→ **COLLECTED DATA**
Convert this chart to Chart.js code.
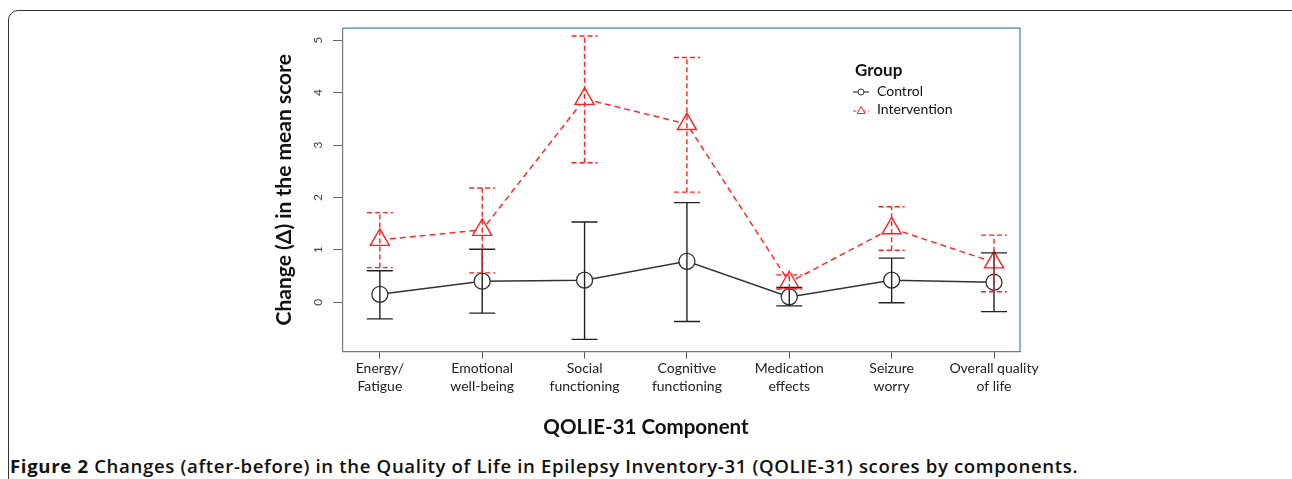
<!DOCTYPE html>
<html>
<head>
<meta charset="utf-8">
<script src="https://cdn.jsdelivr.net/npm/chart.js@4.4.0/dist/chart.umd.min.js"></script>
<style>
  body { margin: 0; background: #fff; width: 1292px; height: 479px; overflow: hidden; position: relative; font-family: Lato, "Open Sans", sans-serif; }
  #frame { position: absolute; left: 8px; top: 10px; width: 1300px; height: 490px; border: 1.5px solid #333; border-radius: 10px; }
  #wrap { position: absolute; left: 250px; top: 10px; width: 800px; height: 440px; }
  #legend { position: absolute; left: 853px; top: 58px; color: #111; }
  #legend .ttl { font-weight: bold; font-size: 17px; margin-left: 2px; height: 24px; line-height: 24px; }
  #legend .row { font-size: 14px; height: 18px; line-height: 18px; }
  #legend svg { vertical-align: middle; margin-right: 8px; }
  #caption { position: absolute; left: 10px; top: 453px; font-family: "Open Sans", sans-serif; font-size: 18.6px; letter-spacing: 0.65px; color: #111; white-space: nowrap; font-weight: 600; }
  #caption b { font-weight: bold; }
</style>
</head>
<body>
<div id="frame"></div>
<div id="wrap"><canvas id="chart"></canvas></div>
<div id="legend">
  <div class="ttl">Group</div>
  <div class="row"><svg width="16" height="10"><line x1="0" y1="5" x2="16" y2="5" stroke="#333" stroke-width="1.2"/><circle cx="8" cy="5" r="3" fill="#fff" stroke="#333" stroke-width="1"/></svg>Control</div>
  <div class="row"><svg width="16" height="10"><line x1="0" y1="6" x2="16" y2="6" stroke="#ff2020" stroke-width="1.2" stroke-dasharray="3,2"/><polygon points="8,1.5 12,8.5 4,8.5" fill="#fff" stroke="#ff2020" stroke-width="1"/></svg>Intervention</div>
</div>
<div id="caption"><b>Figure 2</b> Changes (after-before) in the Quality of Life in Epilepsy Inventory-31 (QOLIE-31) scores by components.</div>
<script>
// QOLIE-31 components (x axis)
var categories = [
  ["Energy/", "Fatigue"],
  ["Emotional", "well-being"],
  ["Social", "functioning"],
  ["Cognitive", "functioning"],
  ["Medication", "effects"],
  ["Seizure", "worry"],
  ["Overall quality", "of life"]
];
var yTicks = [0, 1, 2, 3, 4, 5];

// mean change and error bar ends
var controlMean = [0.15, 0.40, 0.42, 0.78, 0.10, 0.42, 0.38];
var controlLow = [-0.32, -0.21, -0.71, -0.37, -0.07, -0.01, -0.18];
var controlHigh = [0.60, 1.01, 1.53, 1.90, 0.28, 0.84, 0.94];

var interventionMean = [1.19, 1.38, 3.88, 3.40, 0.38, 1.41, 0.76];
var interventionLow = [0.66, 0.56, 2.66, 2.10, 0.25, 0.99, 0.20];
var interventionHigh = [1.71, 2.18, 5.08, 4.67, 0.52, 1.82, 1.28];

function toPoints(arr) {
  return arr.map(function (v, i) { return { x: i, y: v }; });
}

// error bars with caps, drawn on top of the lines
var errorBars = {
  id: 'errorBars',
  afterDatasetsDraw: function (chart) {
    var ctx = chart.ctx, xs = chart.scales.x, ys = chart.scales.y;
    var groups = [
      { low: controlLow, high: controlHigh, color: '#222', dash: [] },
      { low: interventionLow, high: interventionHigh, color: '#ff2020', dash: [5, 3] }
    ];
    ctx.save();
    groups.forEach(function (g) {
      ctx.strokeStyle = g.color;
      ctx.lineWidth = 1.4;
      ctx.setLineDash(g.dash);
      for (var i = 0; i < g.low.length; i++) {
        var x = xs.getPixelForValue(i);
        var y1 = ys.getPixelForValue(g.low[i]);
        var y2 = ys.getPixelForValue(g.high[i]);
        ctx.beginPath();
        ctx.moveTo(x, y1); ctx.lineTo(x, y2);
        ctx.moveTo(x - 13, y1); ctx.lineTo(x + 13, y1);
        ctx.moveTo(x - 13, y2); ctx.lineTo(x + 13, y2);
        ctx.stroke();
      }
    });
    ctx.restore();
  }
};

// blue frame line on top and right of the plot
var frameLines = {
  id: 'frameLines',
  afterDraw: function (chart) {
    var a = chart.chartArea, ctx = chart.ctx;
    ctx.save();
    ctx.strokeStyle = '#4a7ebb';
    ctx.lineWidth = 1.2;
    ctx.beginPath();
    ctx.moveTo(a.left, a.top); ctx.lineTo(a.right, a.top); ctx.lineTo(a.right, a.bottom);
    ctx.stroke();
    ctx.restore();
  }
};

var ctx = document.getElementById('chart').getContext('2d');
var chart = new Chart(ctx, {
  type: 'line',
  data: {
    datasets: [{
      label: 'Control',
      data: toPoints(controlMean),
      borderColor: '#333',
      borderWidth: 1.5,
      pointStyle: 'circle',
      pointRadius: 8,
      pointBorderWidth: 1.3,
      pointBorderColor: '#333',
      pointBackgroundColor: '#fff',
      tension: 0
    }, {
      label: 'Intervention',
      data: toPoints(interventionMean),
      borderColor: '#ff2a2a',
      borderWidth: 1.5,
      borderDash: [6, 4],
      pointStyle: 'triangle',
      pointRadius: 11,
      pointBorderWidth: 1.4,
      pointBorderColor: '#ff2020',
      pointBackgroundColor: '#fff',
      tension: 0
    }]
  },
  options: {
    responsive: true,
    maintainAspectRatio: false,
    animation: false,
    layout: { padding: { top: 17, right: 30, left: 22, bottom: 10 } },
    plugins: {
      legend: { display: false },
      tooltip: { enabled: false },
      title: {
        display: true,
        position: 'bottom',
        text: 'QOLIE-31 Component',
        color: '#111',
        padding: 0,
        font: { family: 'Lato', size: 20.5, weight: 'bold', lineHeight: 1.2 }
      }
    },
    scales: {
      x: {
        type: 'linear',
        min: -0.36,
        max: 6.254,
        afterBuildTicks: function (scale) {
          scale.ticks = categories.map(function (c, i) { return { value: i }; });
        },
        afterFit: function (scale) { scale.height = 64; },
        grid: { drawOnChartArea: false, drawTicks: true, tickLength: 7, color: '#555' },
        border: { display: true, color: '#777', width: 1.2 },
        ticks: {
          maxRotation: 0,
          autoSkip: false,
          padding: 1,
          color: '#222',
          font: { family: 'Lato', size: 14, lineHeight: 1.3 },
          callback: function (value) { return categories[value]; }
        }
      },
      y: {
        min: -0.94,
        max: 5.23,
        afterBuildTicks: function (scale) {
          scale.ticks = yTicks.map(function (v) { return { value: v }; });
        },
        afterFit: function (scale) { scale.width = 71; },
        grid: { drawOnChartArea: false, drawTicks: true, tickLength: 10, color: '#666' },
        border: { display: true, color: '#777', width: 1.2 },
        ticks: {
          minRotation: 90,
          maxRotation: 90,
          crossAlign: 'center',
          padding: 11,
          color: '#444',
          font: { family: 'Lato', size: 12 }
        },
        title: {
          display: true,
          text: 'Change (Δ) in the mean score',
          color: '#111',
          padding: 0,
          font: { family: 'Lato', size: 21, weight: 'bold', lineHeight: 1.2 }
        }
      }
    }
  },
  plugins: [errorBars, frameLines]
});
</script>
</body>
</html>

→ **AIM**
Transcribe the whole listing exactly. Pictures are excluded.

→ **REPLY**
Convert this chart to Chart.js code.
<!DOCTYPE html>
<html>
<head>
<meta charset="utf-8">
<script src="https://cdn.jsdelivr.net/npm/chart.js@4.4.0/dist/chart.umd.min.js"></script>
<style>
  body { margin: 0; background: #fff; width: 1292px; height: 479px; overflow: hidden; position: relative; font-family: Lato, "Open Sans", sans-serif; }
  #frame { position: absolute; left: 8px; top: 10px; width: 1300px; height: 490px; border: 1.5px solid #333; border-radius: 10px; }
  #wrap { position: absolute; left: 250px; top: 10px; width: 800px; height: 440px; }
  #legend { position: absolute; left: 853px; top: 58px; color: #111; }
  #legend .ttl { font-weight: bold; font-size: 17px; margin-left: 2px; height: 24px; line-height: 24px; }
  #legend .row { font-size: 14px; height: 18px; line-height: 18px; }
  #legend svg { vertical-align: middle; margin-right: 8px; }
  #caption { position: absolute; left: 10px; top: 453px; font-family: "Open Sans", sans-serif; font-size: 18.6px; letter-spacing: 0.65px; color: #111; white-space: nowrap; font-weight: 600; }
  #caption b { font-weight: bold; }
</style>
</head>
<body>
<div id="frame"></div>
<div id="wrap"><canvas id="chart"></canvas></div>
<div id="legend">
  <div class="ttl">Group</div>
  <div class="row"><svg width="16" height="10"><line x1="0" y1="5" x2="16" y2="5" stroke="#333" stroke-width="1.2"/><circle cx="8" cy="5" r="3" fill="#fff" stroke="#333" stroke-width="1"/></svg>Control</div>
  <div class="row"><svg width="16" height="10"><line x1="0" y1="6" x2="16" y2="6" stroke="#ff2020" stroke-width="1.2" stroke-dasharray="3,2"/><polygon points="8,1.5 12,8.5 4,8.5" fill="#fff" stroke="#ff2020" stroke-width="1"/></svg>Intervention</div>
</div>
<div id="caption"><b>Figure 2</b> Changes (after-before) in the Quality of Life in Epilepsy Inventory-31 (QOLIE-31) scores by components.</div>
<script>
// QOLIE-31 components (x axis)
var categories = [
  ["Energy/", "Fatigue"],
  ["Emotional", "well-being"],
  ["Social", "functioning"],
  ["Cognitive", "functioning"],
  ["Medication", "effects"],
  ["Seizure", "worry"],
  ["Overall quality", "of life"]
];
var yTicks = [0, 1, 2, 3, 4, 5];

// mean change and error bar ends
var controlMean = [0.15, 0.40, 0.42, 0.78, 0.10, 0.42, 0.38];
var controlLow = [-0.32, -0.21, -0.71, -0.37, -0.07, -0.01, -0.18];
var controlHigh = [0.60, 1.01, 1.53, 1.90, 0.28, 0.84, 0.94];

var interventionMean = [1.19, 1.38, 3.88, 3.40, 0.38, 1.41, 0.76];
var interventionLow = [0.66, 0.56, 2.66, 2.10, 0.25, 0.99, 0.20];
var interventionHigh = [1.71, 2.18, 5.08, 4.67, 0.52, 1.82, 1.28];

function toPoints(arr) {
  return arr.map(function (v, i) { return { x: i, y: v }; });
}

// error bars with caps, drawn on top of the lines
var errorBars = {
  id: 'errorBars',
  afterDatasetsDraw: function (chart) {
    var ctx = chart.ctx, xs = chart.scales.x, ys = chart.scales.y;
    var groups = [
      { low: controlLow, high: controlHigh, color: '#222', dash: [] },
      { low: interventionLow, high: interventionHigh, color: '#ff2020', dash: [5, 3] }
    ];
    ctx.save();
    groups.forEach(function (g) {
      ctx.strokeStyle = g.color;
      ctx.lineWidth = 1.4;
      ctx.setLineDash(g.dash);
      for (var i = 0; i < g.low.length; i++) {
        var x = xs.getPixelForValue(i);
        var y1 = ys.getPixelForValue(g.low[i]);
        var y2 = ys.getPixelForValue(g.high[i]);
        ctx.beginPath();
        ctx.moveTo(x, y1); ctx.lineTo(x, y2);
        ctx.moveTo(x - 13, y1); ctx.lineTo(x + 13, y1);
        ctx.moveTo(x - 13, y2); ctx.lineTo(x + 13, y2);
        ctx.stroke();
      }
    });
    ctx.restore();
  }
};

// blue frame line on top and right of the plot
var frameLines = {
  id: 'frameLines',
  afterDraw: function (chart) {
    var a = chart.chartArea, ctx = chart.ctx;
    ctx.save();
    ctx.strokeStyle = '#4a7ebb';
    ctx.lineWidth = 1.2;
    ctx.beginPath();
    ctx.moveTo(a.left, a.top); ctx.lineTo(a.right, a.top); ctx.lineTo(a.right, a.bottom);
    ctx.stroke();
    ctx.restore();
  }
};

var ctx = document.getElementById('chart').getContext('2d');
var chart = new Chart(ctx, {
  type: 'line',
  data: {
    datasets: [{
      label: 'Control',
      data: toPoints(controlMean),
      borderColor: '#333',
      borderWidth: 1.5,
      pointStyle: 'circle',
      pointRadius: 8,
      pointBorderWidth: 1.3,
      pointBorderColor: '#333',
      pointBackgroundColor: '#fff',
      tension: 0
    }, {
      label: 'Intervention',
      data: toPoints(interventionMean),
      borderColor: '#ff2a2a',
      borderWidth: 1.5,
      borderDash: [6, 4],
      pointStyle: 'triangle',
      pointRadius: 11,
      pointBorderWidth: 1.4,
      pointBorderColor: '#ff2020',
      pointBackgroundColor: '#fff',
      tension: 0
    }]
  },
  options: {
    responsive: true,
    maintainAspectRatio: false,
    animation: false,
    layout: { padding: { top: 17, right: 30, left: 22, bottom: 10 } },
    plugins: {
      legend: { display: false },
      tooltip: { enabled: false },
      title: {
        display: true,
        position: 'bottom',
        text: 'QOLIE-31 Component',
        color: '#111',
        padding: 0,
        font: { family: 'Lato', size: 20.5, weight: 'bold', lineHeight: 1.2 }
      }
    },
    scales: {
      x: {
        type: 'linear',
        min: -0.36,
        max: 6.254,
        afterBuildTicks: function (scale) {
          scale.ticks = categories.map(function (c, i) { return { value: i }; });
        },
        afterFit: function (scale) { scale.height = 64; },
        grid: { drawOnChartArea: false, drawTicks: true, tickLength: 7, color: '#555' },
        border: { display: true, color: '#777', width: 1.2 },
        ticks: {
          maxRotation: 0,
          autoSkip: false,
          padding: 1,
          color: '#222',
          font: { family: 'Lato', size: 14, lineHeight: 1.3 },
          callback: function (value) { return categories[value]; }
        }
      },
      y: {
        min: -0.94,
        max: 5.23,
        afterBuildTicks: function (scale) {
          scale.ticks = yTicks.map(function (v) { return { value: v }; });
        },
        afterFit: function (scale) { scale.width = 71; },
        grid: { drawOnChartArea: false, drawTicks: true, tickLength: 10, color: '#666' },
        border: { display: true, color: '#777', width: 1.2 },
        ticks: {
          minRotation: 90,
          maxRotation: 90,
          crossAlign: 'center',
          padding: 11,
          color: '#444',
          font: { family: 'Lato', size: 12 }
        },
        title: {
          display: true,
          text: 'Change (Δ) in the mean score',
          color: '#111',
          padding: 0,
          font: { family: 'Lato', size: 21, weight: 'bold', lineHeight: 1.2 }
        }
      }
    }
  },
  plugins: [errorBars, frameLines]
});
</script>
</body>
</html>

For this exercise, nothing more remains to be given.